Although my children are sleeping like angels, I seem to be getting very little blogging time. My evenings are filled with eating, drinking, washing up, tidying up, watching my wife wash up, and by the time I get upstairs and turn on the computer it’s time to go to bed. All of which is a long-winded way of saying that I’m about to write something that I should have written days ago.
The latest Bibendum bloggers’ evening last Thursday (last Thursday!), then. They’ve previously had us round to drink Italian wine, and Australian, and Champagnes. This, however, was the first round of their World Cup. A spurious concept, this, whereby they pick a few competing nations which make decent wine, pick a few of their wines, and then ask us to judge which is best.

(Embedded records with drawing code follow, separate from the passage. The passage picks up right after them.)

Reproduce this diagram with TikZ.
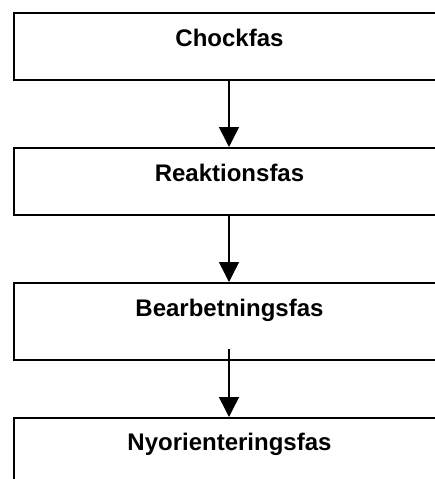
\documentclass[tikz,border=0pt]{standalone}
\usepackage{fontspec}
\setmainfont{Liberation Sans}
\usetikzlibrary{arrows.meta}
\begin{document}
\begin{tikzpicture}[x=1pt,y=-1pt,
  phasebox/.style={draw=black,line width=1.6pt,rectangle,anchor=north west,inner sep=0pt,minimum width=432pt},
  phaselabel/.style={anchor=base,inner sep=0pt,font=\fontsize{24}{28}\selectfont\bfseries},
  flowarrow/.style={line width=1.5pt,-{Triangle[width=20pt,length=20pt]}}]
\useasboundingbox (0,0) rectangle (435,479);
\clip (0,0) rectangle (435,479);
\fill[white] (0,0) rectangle (435,479);
\node[phasebox,minimum height=67pt] (b1) at (13,12) {};
\node[phasebox,minimum height=67pt] (b2) at (13,147) {};
\node[phasebox,minimum height=77pt] (b3) at (13,282) {};
\node[phasebox,minimum height=120pt] (b4) at (13,417) {};
\node[phaselabel] (t1) at (229.5,46.5) {Chockfas};
\node[phaselabel] (t2) at (229.5,181.5) {Reaktionsfas};
\node[phaselabel] (t3) at (229.5,316) {Bearbetningsfas};
\node[phaselabel] (t4) at (229.5,450) {Nyorienteringsfas};
\coordinate (s3) at (229,349);
\draw[flowarrow] (b1.south -| s3) -- (b2.north -| s3);
\draw[flowarrow] (b2.south -| s3) -- (b3.north -| s3);
\draw[flowarrow] (s3) -- (b4.north -| s3);
\end{tikzpicture}
\end{document}
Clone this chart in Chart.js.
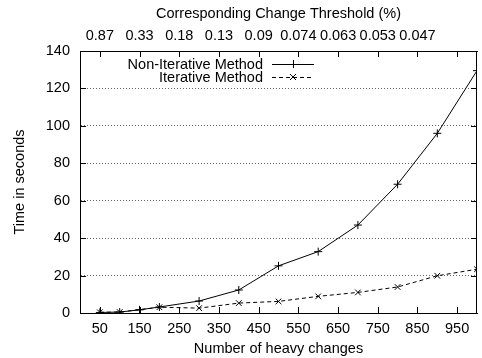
<!DOCTYPE html>
<html><head><meta charset="utf-8">
<script src="https://cdn.jsdelivr.net/npm/chart.js@4/dist/chart.umd.min.js"></script>
<style>html,body{margin:0;padding:0;background:#fff}#wrap{width:482px;height:358px}</style>
</head><body><div id="wrap"><canvas id="c" width="482" height="358"></canvas></div>
<script>
const nonIterX = [50, 100, 150, 200, 300, 400, 500, 600, 700, 800, 900, 1000];
const nonIterY = [0.3, 0.5, 1.7, 3.2, 6.4, 12.3, 25.2, 32.8, 47, 68.8, 96, 129.5];
const iterX = [50, 100, 200, 300, 400, 500, 600, 700, 800, 900, 1000];
const iterY = [0.4, 0.5, 3.1, 2.6, 5.3, 6.2, 8.9, 11, 13.9, 19.9, 23.4];
const xTicks = [50, 150, 250, 350, 450, 550, 650, 750, 850, 950];
const topLabels = ['0.87', '0.33', '0.18', '0.13', '0.09', '0.074', '0.063', '0.053', '0.047', ''];
const yTicks = [0, 20, 40, 60, 80, 100, 120, 140];
const seriesNames = ['Non-Iterative Method', 'Iterative Method'];

const FONT = "'Liberation Sans', Arial, sans-serif";
const FS = 14.5;
Chart.defaults.font.family = FONT;
Chart.defaults.font.size = FS;
Chart.defaults.color = '#000';

const innerPlugin = {
  id: 'inner',
  afterDatasetsDraw(chart) {
    const ctx = chart.ctx, a = chart.chartArea;
    const x = chart.scales.x, y = chart.scales.y;
    ctx.save();
    ctx.strokeStyle = '#000';
    ctx.lineWidth = 1;
    ctx.setLineDash([]);
    ctx.beginPath();
    const L = 6;
    xTicks.forEach(v => {
      const px = Math.round(x.getPixelForValue(v)) + 0.5;
      ctx.moveTo(px, a.bottom); ctx.lineTo(px, a.bottom - L);
      ctx.moveTo(px, a.top); ctx.lineTo(px, a.top + L);
    });
    yTicks.forEach(v => {
      const py = Math.round(y.getPixelForValue(v)) + 0.5;
      ctx.moveTo(a.left, py); ctx.lineTo(a.left + L, py);
      ctx.moveTo(a.right, py); ctx.lineTo(a.right - L, py);
    });
    ctx.stroke();
    ctx.beginPath();
    ctx.rect(a.left + 0.5, a.top + 0.5, a.right - a.left - 1, a.bottom - a.top);
    ctx.stroke();
    // legend
    ctx.font = FS + 'px ' + FONT;
    ctx.textAlign = 'right';
    ctx.textBaseline = 'middle';
    ctx.fillStyle = '#000';
    const rows = [64, 77];
    const ds = chart.data.datasets;
    rows.forEach((ry, i) => {
      ctx.fillText(seriesNames[i], 263, ry + 1);
      ctx.beginPath();
      ctx.setLineDash(ds[i].borderDash || []);
      ctx.moveTo(272, ry + 0.5); ctx.lineTo(314, ry + 0.5);
      ctx.stroke();
      ctx.setLineDash([]);
      ctx.beginPath();
      const cx = 293, r = 4;
      if (i === 0) {
        ctx.moveTo(cx - r, ry + 0.5); ctx.lineTo(cx + r, ry + 0.5);
        ctx.moveTo(cx + 0.5, ry - r); ctx.lineTo(cx + 0.5, ry + r);
      } else {
        const d = 3;
        ctx.moveTo(cx - d, ry - d); ctx.lineTo(cx + d, ry + d);
        ctx.moveTo(cx - d, ry + d); ctx.lineTo(cx + d, ry - d);
      }
      ctx.stroke();
    });
    ctx.restore();
  }
};

new Chart(document.getElementById('c'), {
  type: 'line',
  data: {
    datasets: [
      {
        label: seriesNames[0],
        data: nonIterX.map((v, i) => ({x: v, y: nonIterY[i]})),
        borderColor: '#000', backgroundColor: '#000', borderWidth: 1,
        pointStyle: 'cross', pointRadius: 4, pointBorderWidth: 1,
        tension: 0, fill: false
      },
      {
        label: seriesNames[1],
        data: iterX.map((v, i) => ({x: v, y: iterY[i]})),
        borderColor: '#000', backgroundColor: '#000', borderWidth: 1,
        borderDash: [4, 3],
        pointStyle: 'crossRot', pointRadius: 4, pointBorderWidth: 1,
        tension: 0, fill: false
      }
    ]
  },
  options: {
    responsive: false,
    animation: false,
    layout: {padding: {left: 0, right: 0, top: 0, bottom: 0}},
    plugins: {legend: {display: false}, tooltip: {enabled: false}},
    scales: {
      x: {
        type: 'linear', position: 'bottom', min: 0, max: 1000,
        afterBuildTicks: s => { s.ticks = xTicks.map(v => ({value: v})); },
        afterFit: s => { s.height = 45; },
        grid: {display: false, drawTicks: false},
        border: {display: true, color: '#000', width: 1},
        ticks: {padding: 7, maxRotation: 0, autoSkip: false, callback: v => String(v)},
        title: {display: true, text: 'Number of heavy changes', padding: {top: 0, bottom: 0}}
      },
      x2: {
        type: 'linear', position: 'top', min: 0, max: 1000,
        afterBuildTicks: s => { s.ticks = xTicks.map(v => ({value: v})); },
        afterFit: s => { s.height = 51; },
        grid: {display: false, drawTicks: false},
        border: {display: true, color: '#000', width: 1},
        ticks: {padding: 6, maxRotation: 0, autoSkip: false,
          callback: (v, i) => topLabels[i]},
        title: {display: true, text: 'Corresponding Change Threshold (%)', padding: {top: 5, bottom: 0}}
      },
      y: {
        type: 'linear', position: 'left', min: 0, max: 140,
        afterBuildTicks: s => { s.ticks = yTicks.map(v => ({value: v})); },
        afterFit: s => { s.width = 80; },
        grid: {
          drawTicks: false,
          color: c => (c.tick && (c.tick.value === 0 || c.tick.value === 140)) ? 'rgba(0,0,0,0)' : '#666',
          lineWidth: 1
        },
        border: {display: true, color: '#000', width: 1, dash: [1, 2]},
        ticks: {padding: 10},
        title: {display: true, text: 'Time in seconds', padding: {top: 11, bottom: 0}}
      }
    }
  },
  plugins: [innerPlugin]
});
</script>
</body></html>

Nothing that we decide should be taken at all seriously. Chile, for example, makes a lot of excellent wine, but we got served an unlovely chardonnay and a downright unpleasant Valdivieso cabernet franc with a combined value of under £19 (the Valdivieso, at £11.26, offers spectacularly bad value for money). It wouldn’t have taken much to beat that, but they happened to be up against an Italian chardonnay/pinot grigio – not mind-blowing, but interesting, integrated – and a mini super Tuscan, Ceppaiano “Violetta”, that was really good. Combined value: just under £29. An unfair fight, and Chile were dumped at the quarter-final stage.
Fighting the Ceppaiano for man-of-the-match awards was the Els Pyreneus, Les Hauts de l’Agly, Cotes du Roussillon Villages, which made up for the outrageous length of its name by being totally ace and, at £10, super duper value. As the Wine Gang said, a “stunning wine of impeccable balance”. With that on their side France could hardly lose, and the USA, with a Loredona pinot grigio proving profoundly, deeply average, had no chance despite a quite impressive Marmesa Syrah (the people whose pinot noir I liked at the Bibendum annual tasting).
In other results, South Africa beat Argentina and the game between Australia and Spain was so close by my scores that I can’t work out who won.
As a competition, Bibendum’s vinous World Cup is hopelessly flawed. As an artificial construct intended entirely to get people in a room together with some glasses and some wines, it was a scorcher.